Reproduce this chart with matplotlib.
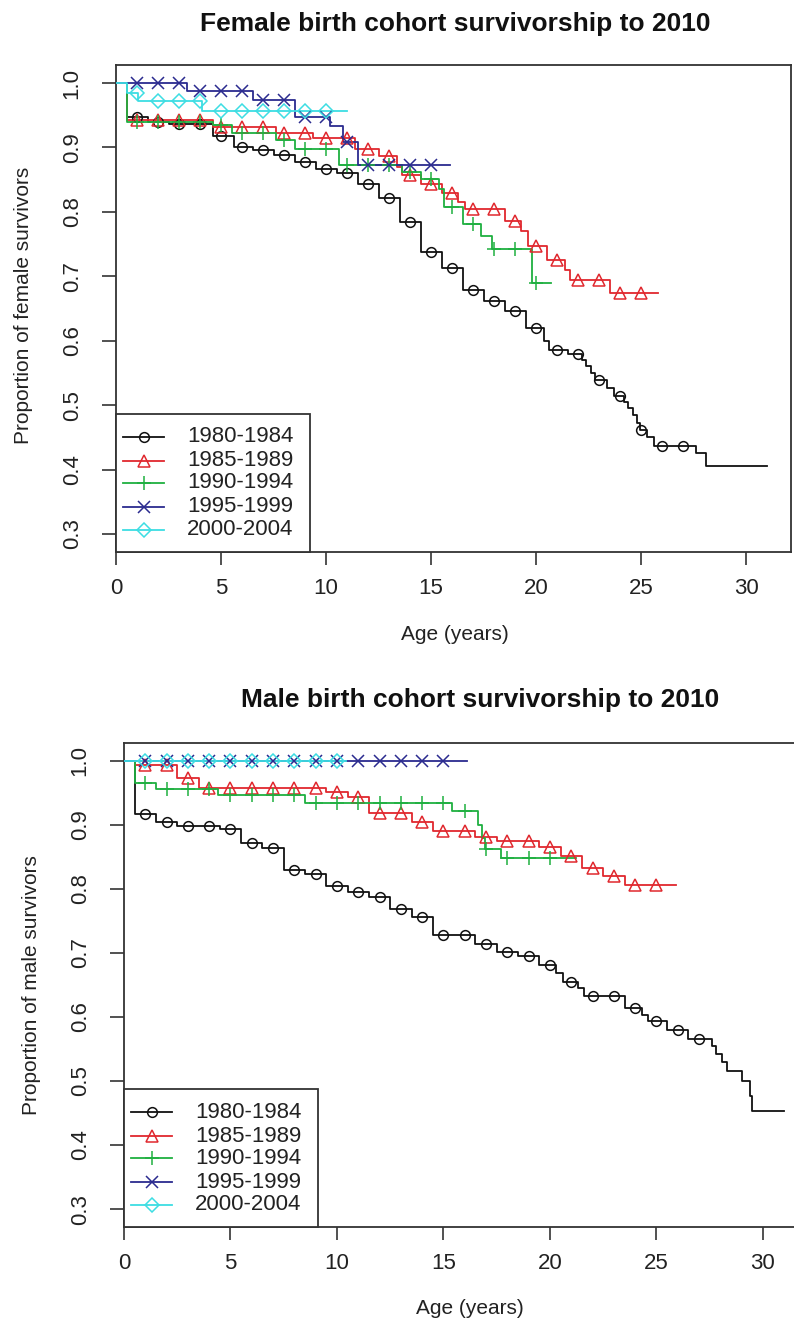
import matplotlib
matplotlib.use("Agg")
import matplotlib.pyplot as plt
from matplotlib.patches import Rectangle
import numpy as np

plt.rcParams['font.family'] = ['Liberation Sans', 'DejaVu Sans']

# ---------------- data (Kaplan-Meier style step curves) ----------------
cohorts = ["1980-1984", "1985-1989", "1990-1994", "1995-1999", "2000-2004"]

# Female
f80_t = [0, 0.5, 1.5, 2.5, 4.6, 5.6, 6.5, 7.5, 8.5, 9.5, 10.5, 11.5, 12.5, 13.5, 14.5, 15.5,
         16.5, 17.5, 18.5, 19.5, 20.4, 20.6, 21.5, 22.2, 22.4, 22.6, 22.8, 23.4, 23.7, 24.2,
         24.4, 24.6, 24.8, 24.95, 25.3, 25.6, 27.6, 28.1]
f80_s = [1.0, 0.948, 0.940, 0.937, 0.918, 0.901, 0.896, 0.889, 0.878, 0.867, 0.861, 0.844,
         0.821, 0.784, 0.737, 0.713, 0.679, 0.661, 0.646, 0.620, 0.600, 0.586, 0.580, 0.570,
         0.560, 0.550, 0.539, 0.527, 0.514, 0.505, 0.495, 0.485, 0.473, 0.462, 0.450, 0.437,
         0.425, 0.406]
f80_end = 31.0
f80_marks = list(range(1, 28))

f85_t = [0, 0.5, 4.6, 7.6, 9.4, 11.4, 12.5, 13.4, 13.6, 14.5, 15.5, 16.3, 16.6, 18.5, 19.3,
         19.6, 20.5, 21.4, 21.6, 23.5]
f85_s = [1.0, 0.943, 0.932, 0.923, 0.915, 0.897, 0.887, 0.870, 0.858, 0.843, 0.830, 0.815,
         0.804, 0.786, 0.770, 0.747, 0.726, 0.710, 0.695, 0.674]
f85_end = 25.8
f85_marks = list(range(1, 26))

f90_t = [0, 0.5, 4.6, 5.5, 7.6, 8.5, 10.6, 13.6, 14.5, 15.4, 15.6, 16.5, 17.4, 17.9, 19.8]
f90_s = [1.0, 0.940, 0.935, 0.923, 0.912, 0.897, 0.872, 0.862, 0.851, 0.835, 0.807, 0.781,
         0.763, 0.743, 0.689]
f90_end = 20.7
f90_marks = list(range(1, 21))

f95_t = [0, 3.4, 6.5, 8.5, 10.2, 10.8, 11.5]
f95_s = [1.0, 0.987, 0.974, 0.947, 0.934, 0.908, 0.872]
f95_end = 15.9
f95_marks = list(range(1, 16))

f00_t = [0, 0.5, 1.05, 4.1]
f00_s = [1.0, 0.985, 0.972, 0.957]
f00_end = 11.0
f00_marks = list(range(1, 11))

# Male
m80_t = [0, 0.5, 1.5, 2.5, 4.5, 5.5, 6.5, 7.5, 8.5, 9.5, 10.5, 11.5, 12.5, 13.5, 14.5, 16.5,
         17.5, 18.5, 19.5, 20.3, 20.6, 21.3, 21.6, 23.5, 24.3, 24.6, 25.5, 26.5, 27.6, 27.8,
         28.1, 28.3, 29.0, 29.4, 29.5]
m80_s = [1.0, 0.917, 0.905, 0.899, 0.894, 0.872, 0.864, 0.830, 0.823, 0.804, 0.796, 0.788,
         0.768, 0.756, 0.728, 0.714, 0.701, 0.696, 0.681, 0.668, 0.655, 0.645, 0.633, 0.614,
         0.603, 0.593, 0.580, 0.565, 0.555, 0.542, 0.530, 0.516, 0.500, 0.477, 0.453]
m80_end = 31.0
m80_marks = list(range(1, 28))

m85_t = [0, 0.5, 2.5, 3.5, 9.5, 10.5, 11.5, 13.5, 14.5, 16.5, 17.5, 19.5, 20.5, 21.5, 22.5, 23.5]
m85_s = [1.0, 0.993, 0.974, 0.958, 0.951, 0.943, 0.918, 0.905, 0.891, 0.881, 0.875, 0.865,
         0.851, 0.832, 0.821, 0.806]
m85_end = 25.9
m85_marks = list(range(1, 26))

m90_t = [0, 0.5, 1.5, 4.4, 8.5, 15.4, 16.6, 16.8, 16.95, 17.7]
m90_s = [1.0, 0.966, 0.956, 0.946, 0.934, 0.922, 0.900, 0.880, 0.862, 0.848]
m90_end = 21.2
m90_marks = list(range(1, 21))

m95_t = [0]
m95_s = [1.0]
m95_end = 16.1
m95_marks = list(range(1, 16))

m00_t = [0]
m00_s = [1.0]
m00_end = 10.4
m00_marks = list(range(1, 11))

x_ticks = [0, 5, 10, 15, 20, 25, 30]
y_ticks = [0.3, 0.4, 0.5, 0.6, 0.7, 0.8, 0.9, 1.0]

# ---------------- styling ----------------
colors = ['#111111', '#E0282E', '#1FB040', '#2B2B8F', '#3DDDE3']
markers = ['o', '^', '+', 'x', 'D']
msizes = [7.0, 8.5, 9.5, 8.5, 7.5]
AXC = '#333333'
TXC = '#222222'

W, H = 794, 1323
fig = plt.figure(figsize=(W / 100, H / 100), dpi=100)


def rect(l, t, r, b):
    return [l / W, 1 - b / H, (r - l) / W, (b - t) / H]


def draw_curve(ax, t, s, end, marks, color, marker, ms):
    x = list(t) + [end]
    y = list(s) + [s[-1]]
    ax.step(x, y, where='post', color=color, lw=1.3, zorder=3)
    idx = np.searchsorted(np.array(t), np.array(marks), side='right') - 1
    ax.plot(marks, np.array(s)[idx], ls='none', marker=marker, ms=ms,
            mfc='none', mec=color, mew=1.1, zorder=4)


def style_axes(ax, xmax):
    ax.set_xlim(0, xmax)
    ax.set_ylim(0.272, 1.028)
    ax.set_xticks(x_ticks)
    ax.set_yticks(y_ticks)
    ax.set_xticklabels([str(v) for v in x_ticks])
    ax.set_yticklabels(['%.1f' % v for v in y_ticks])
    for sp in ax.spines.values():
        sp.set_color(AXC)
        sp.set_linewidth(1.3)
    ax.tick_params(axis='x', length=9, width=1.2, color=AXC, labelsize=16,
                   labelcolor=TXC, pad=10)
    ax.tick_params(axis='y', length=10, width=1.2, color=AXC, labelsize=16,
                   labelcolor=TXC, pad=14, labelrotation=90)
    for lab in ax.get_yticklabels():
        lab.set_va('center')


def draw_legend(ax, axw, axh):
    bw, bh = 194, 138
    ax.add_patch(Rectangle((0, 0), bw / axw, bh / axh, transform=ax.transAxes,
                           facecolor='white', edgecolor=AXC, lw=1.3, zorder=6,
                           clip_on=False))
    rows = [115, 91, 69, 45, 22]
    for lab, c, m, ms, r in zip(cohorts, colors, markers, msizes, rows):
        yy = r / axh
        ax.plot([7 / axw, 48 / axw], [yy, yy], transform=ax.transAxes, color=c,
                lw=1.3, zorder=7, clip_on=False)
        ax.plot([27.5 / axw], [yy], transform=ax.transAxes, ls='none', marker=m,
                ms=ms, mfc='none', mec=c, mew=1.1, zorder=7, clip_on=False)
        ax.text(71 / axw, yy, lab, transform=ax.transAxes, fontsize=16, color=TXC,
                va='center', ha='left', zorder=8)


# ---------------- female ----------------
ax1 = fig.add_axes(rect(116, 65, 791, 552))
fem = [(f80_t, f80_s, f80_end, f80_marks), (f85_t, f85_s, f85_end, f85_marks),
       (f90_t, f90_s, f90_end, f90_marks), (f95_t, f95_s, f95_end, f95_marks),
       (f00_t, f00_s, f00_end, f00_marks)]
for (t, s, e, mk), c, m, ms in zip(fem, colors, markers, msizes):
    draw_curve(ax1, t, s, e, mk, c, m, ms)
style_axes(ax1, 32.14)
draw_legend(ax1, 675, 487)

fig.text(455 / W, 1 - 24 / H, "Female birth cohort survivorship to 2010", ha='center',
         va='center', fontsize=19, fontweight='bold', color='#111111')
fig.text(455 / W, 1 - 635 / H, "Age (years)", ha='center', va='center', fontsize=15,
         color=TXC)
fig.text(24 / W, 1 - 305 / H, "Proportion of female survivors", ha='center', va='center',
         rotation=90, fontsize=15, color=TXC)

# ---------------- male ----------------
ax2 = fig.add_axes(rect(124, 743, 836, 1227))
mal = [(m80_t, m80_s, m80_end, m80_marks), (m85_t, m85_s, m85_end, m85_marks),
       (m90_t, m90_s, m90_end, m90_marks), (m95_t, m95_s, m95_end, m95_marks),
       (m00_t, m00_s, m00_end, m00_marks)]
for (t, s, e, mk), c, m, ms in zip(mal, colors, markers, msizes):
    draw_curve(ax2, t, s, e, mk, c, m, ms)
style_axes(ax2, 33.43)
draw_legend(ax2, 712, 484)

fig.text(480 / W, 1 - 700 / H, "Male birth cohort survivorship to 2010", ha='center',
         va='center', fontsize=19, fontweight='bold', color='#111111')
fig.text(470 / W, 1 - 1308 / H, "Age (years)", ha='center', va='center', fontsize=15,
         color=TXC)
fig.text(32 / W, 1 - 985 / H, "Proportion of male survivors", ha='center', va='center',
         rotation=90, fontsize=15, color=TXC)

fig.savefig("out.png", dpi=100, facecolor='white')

******************************

From the top of the listing above, repeat each line exactly until you reach the line containing "f80_marks = list(range(1, 28))", and repeat that one too. Leave the pictures out.

Reproduce this chart with matplotlib.
import matplotlib
matplotlib.use("Agg")
import matplotlib.pyplot as plt
from matplotlib.patches import Rectangle
import numpy as np

plt.rcParams['font.family'] = ['Liberation Sans', 'DejaVu Sans']

# ---------------- data (Kaplan-Meier style step curves) ----------------
cohorts = ["1980-1984", "1985-1989", "1990-1994", "1995-1999", "2000-2004"]

# Female
f80_t = [0, 0.5, 1.5, 2.5, 4.6, 5.6, 6.5, 7.5, 8.5, 9.5, 10.5, 11.5, 12.5, 13.5, 14.5, 15.5,
         16.5, 17.5, 18.5, 19.5, 20.4, 20.6, 21.5, 22.2, 22.4, 22.6, 22.8, 23.4, 23.7, 24.2,
         24.4, 24.6, 24.8, 24.95, 25.3, 25.6, 27.6, 28.1]
f80_s = [1.0, 0.948, 0.940, 0.937, 0.918, 0.901, 0.896, 0.889, 0.878, 0.867, 0.861, 0.844,
         0.821, 0.784, 0.737, 0.713, 0.679, 0.661, 0.646, 0.620, 0.600, 0.586, 0.580, 0.570,
         0.560, 0.550, 0.539, 0.527, 0.514, 0.505, 0.495, 0.485, 0.473, 0.462, 0.450, 0.437,
         0.425, 0.406]
f80_end = 31.0
f80_marks = list(range(1, 28))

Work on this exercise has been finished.